Low CPU utilization with Distributed Rendering


CPU utilization can be low in some circumstances:

  • Using the Progressive Image Sampler and when the value for the Ray Bundle Size parameter is too small. The Ray Bundle Size determines the size of the job (or the sub-task) which the Workstation sends to the Render Slaves. Lower values mean that V-Ray will send many smaller tasks, which may flood the network and the Render Slaves will spend more time sending and receiving data packages instead of rendering. Higher values do exactly the opposite - the size of the packages will be bigger, which will minimize network transfer and improve CPU utilization.
  • Using the Progressive Image Sampler with lots of Render Slaves. The Progressive Image Sampler has many advantages over the Bucket Sampler, but when it comes to Distributed Rendering, the Bucket Sampler provides superior scaling and it is the recommended sampler type for DR.
  • Last bucket stuck syndrome. When rendering animations V-Ray cannot start rendering the next frame before all the buckets are complete for the current one. This may slow down the whole process if there is an area of the image that requires a lot more sampling than the rest of it. As a result, one or more buckets can get “stuck” on a specific area, while all other machines are idle and waiting for those few buckets to complete. Lowering the bucket size can help in this case. Avoid using extremely low values, because this can have the opposite effect.

 

 

Using machines with different hardware


Although V-Ray doesn’t have any hardware limitations, it’s important to note the following:

  • If a machine used in DR is a lot more powerful than the rest, this can in theory slow down the rendering
  • If there is a difference in the amount of RAM installed on the Render Slaves, it is theoretically possible that some machines with less RAM will fail to render very complex scenes

  • Difference in the Windows Virtual Memory (Pagefile) settings could also cause crashing on some of the Render Nodes when rendering complex scenes requiring more RAM memory than currently installed.



Optimal number of Render Slaves


It’s natural to assume that the more Render Slaves there are for rendering, the faster the rendering will be.

Although this is generally true, it may not always be the case.
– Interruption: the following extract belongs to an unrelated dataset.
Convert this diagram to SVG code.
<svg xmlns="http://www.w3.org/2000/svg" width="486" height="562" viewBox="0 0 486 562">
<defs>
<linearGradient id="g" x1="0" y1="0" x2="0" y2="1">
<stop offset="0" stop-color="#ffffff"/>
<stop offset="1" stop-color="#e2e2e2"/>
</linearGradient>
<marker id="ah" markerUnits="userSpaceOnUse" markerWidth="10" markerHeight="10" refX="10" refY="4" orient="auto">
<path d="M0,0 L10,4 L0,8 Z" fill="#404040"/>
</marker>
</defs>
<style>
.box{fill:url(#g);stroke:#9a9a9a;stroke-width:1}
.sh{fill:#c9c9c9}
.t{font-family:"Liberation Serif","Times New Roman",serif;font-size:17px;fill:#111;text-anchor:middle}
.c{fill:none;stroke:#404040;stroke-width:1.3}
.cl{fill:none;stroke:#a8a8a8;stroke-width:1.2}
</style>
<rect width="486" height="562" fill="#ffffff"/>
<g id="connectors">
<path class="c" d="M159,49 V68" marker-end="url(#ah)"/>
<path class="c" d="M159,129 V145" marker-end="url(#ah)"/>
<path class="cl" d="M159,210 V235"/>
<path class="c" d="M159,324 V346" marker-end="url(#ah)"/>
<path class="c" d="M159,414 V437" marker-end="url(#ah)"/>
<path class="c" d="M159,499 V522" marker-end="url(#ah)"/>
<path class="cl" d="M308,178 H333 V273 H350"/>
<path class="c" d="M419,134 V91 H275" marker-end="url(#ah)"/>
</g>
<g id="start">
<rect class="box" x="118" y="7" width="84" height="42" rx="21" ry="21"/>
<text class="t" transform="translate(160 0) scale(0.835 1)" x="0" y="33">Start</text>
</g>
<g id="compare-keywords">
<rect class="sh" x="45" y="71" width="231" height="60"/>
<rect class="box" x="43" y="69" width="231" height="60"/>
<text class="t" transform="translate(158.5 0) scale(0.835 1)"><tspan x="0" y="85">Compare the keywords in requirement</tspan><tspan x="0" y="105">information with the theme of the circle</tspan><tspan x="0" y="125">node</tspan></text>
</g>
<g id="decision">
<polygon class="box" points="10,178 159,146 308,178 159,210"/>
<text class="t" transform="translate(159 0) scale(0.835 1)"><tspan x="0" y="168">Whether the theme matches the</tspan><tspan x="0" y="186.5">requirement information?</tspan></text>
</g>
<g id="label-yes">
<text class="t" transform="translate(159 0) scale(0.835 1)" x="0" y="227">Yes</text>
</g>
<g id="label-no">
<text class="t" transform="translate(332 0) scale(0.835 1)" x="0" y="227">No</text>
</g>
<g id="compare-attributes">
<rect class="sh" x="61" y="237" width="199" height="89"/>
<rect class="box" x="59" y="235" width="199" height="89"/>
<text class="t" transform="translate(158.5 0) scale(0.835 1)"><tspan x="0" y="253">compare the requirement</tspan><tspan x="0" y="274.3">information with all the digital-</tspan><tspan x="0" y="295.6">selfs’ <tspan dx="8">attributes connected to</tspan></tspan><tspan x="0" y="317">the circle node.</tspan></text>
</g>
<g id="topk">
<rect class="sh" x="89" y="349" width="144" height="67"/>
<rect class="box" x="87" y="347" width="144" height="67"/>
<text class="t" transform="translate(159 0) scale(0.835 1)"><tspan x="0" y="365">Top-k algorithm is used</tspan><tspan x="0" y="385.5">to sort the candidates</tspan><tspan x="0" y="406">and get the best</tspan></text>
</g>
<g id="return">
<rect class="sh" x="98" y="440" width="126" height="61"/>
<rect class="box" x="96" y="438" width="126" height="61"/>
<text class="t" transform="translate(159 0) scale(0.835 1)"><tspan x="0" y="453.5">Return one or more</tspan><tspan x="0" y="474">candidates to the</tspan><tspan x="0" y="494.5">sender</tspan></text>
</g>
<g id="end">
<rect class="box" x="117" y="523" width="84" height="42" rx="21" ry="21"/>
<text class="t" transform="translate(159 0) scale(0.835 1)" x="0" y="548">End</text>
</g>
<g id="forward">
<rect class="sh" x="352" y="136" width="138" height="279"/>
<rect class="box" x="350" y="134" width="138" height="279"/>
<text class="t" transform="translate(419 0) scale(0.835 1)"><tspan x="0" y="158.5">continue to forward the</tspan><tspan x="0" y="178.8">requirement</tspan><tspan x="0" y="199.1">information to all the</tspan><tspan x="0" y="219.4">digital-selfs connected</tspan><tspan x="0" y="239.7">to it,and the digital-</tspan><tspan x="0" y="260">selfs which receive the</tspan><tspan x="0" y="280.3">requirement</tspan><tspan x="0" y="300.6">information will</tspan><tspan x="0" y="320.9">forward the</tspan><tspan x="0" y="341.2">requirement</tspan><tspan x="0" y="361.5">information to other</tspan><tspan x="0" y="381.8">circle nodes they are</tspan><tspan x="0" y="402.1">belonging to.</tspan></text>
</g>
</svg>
For example, if a scene is extremely large (in megabytes) and uses a lot of assets, but renders relatively quick, it is technically possible that the first few machines to join the rendering will complete the whole image before the rest of the machines can even join.

 

 

Other relevant information


  • Rendering Animations. Although it is possible to render Animations with Distributed Rendering, it’s recommended to use Network Rendering instead. Some calculations may be duplicated with distributed rendering in animations. For example, V-Ray needs to calculate the Light Cache separately for each machine, which is less efficient than calculating it only once.
  • Distributed Rendering does not require a 3ds Max license. You will be able to use it even if a 3ds Max license is not available.
  • Distributed Rendering depends on your Network Speed. The faster the network, the faster the rendering will be. WiFi networks are not recommended.
  • Maintenance. Distributed Render setups require some maintenance just like any other Network Rendering setup. Windows updates, for example, could disable the V-Ray Spawner service, power outages might put the machine in a boot state, etc.

 

    • Regular restarts are recommended - sometimes Windows won’t work well if it hasn’t been restarted for months.
    • Regular clearing of the Windows Temp folder is recommended - V-Ray uses the Windows Temp folder for transferring assets. If the Temp folder is never cleaned, it is possible to fill up the entire HDD, which will affect the proper functioning of DR.
    • The Restart Servers On Render End option in the Distributed Rendering Settings can be very useful, since it automatically reboots the V-Ray Spawner after a job completes, thus will clear things up.